State how many lines in the entries below contain "document". Write nothing but the number.

(Plotting code records)
-- -- --

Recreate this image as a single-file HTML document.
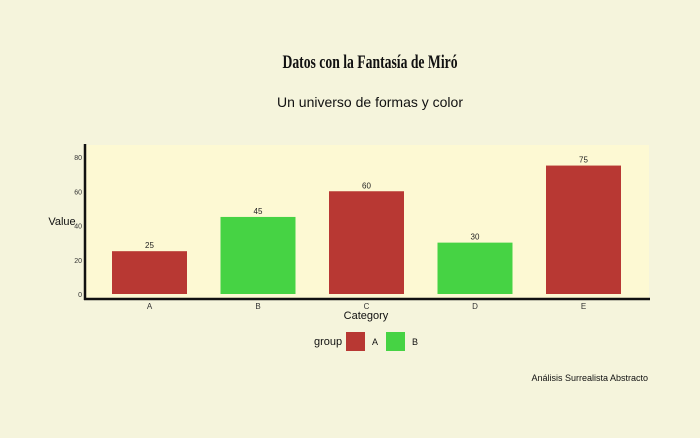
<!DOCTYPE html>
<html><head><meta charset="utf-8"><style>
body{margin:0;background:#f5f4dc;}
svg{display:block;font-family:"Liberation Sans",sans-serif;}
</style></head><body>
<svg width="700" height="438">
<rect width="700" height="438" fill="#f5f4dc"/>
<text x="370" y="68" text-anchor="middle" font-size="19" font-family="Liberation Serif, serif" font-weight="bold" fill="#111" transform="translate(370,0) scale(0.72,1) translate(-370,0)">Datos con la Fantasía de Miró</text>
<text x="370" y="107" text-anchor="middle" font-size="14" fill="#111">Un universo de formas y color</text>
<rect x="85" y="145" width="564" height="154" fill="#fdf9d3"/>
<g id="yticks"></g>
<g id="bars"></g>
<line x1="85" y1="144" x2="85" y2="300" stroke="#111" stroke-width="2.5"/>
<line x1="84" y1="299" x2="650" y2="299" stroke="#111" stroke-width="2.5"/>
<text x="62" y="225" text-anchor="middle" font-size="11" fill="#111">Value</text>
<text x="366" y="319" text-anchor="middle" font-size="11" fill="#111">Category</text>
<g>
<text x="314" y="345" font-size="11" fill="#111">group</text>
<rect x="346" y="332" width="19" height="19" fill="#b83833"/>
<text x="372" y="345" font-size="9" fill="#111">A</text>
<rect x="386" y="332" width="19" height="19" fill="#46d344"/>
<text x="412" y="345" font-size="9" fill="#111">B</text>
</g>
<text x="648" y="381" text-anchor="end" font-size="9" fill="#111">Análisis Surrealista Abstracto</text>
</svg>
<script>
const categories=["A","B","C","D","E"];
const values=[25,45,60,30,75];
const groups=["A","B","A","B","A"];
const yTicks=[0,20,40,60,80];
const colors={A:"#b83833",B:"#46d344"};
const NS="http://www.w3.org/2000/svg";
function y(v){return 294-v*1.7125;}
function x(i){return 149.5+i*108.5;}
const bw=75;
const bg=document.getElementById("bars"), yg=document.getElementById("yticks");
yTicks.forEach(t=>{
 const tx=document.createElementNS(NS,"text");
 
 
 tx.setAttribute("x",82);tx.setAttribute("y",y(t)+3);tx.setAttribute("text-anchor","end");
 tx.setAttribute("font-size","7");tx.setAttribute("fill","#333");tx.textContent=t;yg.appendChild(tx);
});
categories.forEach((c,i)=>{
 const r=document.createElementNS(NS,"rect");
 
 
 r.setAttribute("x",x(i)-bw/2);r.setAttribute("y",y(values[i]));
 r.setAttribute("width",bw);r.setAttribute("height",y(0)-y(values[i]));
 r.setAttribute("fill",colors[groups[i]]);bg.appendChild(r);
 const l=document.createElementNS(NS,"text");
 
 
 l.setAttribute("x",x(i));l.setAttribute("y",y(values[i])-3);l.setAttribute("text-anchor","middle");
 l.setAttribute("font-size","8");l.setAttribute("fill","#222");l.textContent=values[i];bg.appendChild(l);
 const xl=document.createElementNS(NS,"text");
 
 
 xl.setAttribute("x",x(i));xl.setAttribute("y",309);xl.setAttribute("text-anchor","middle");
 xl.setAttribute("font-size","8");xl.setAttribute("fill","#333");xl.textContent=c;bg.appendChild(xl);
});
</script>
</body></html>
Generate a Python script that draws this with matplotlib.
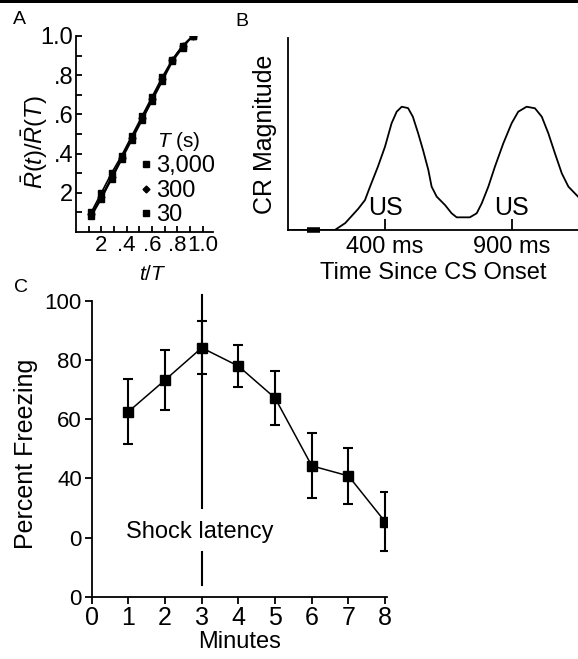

-- -- --

▸ ANSWER: 6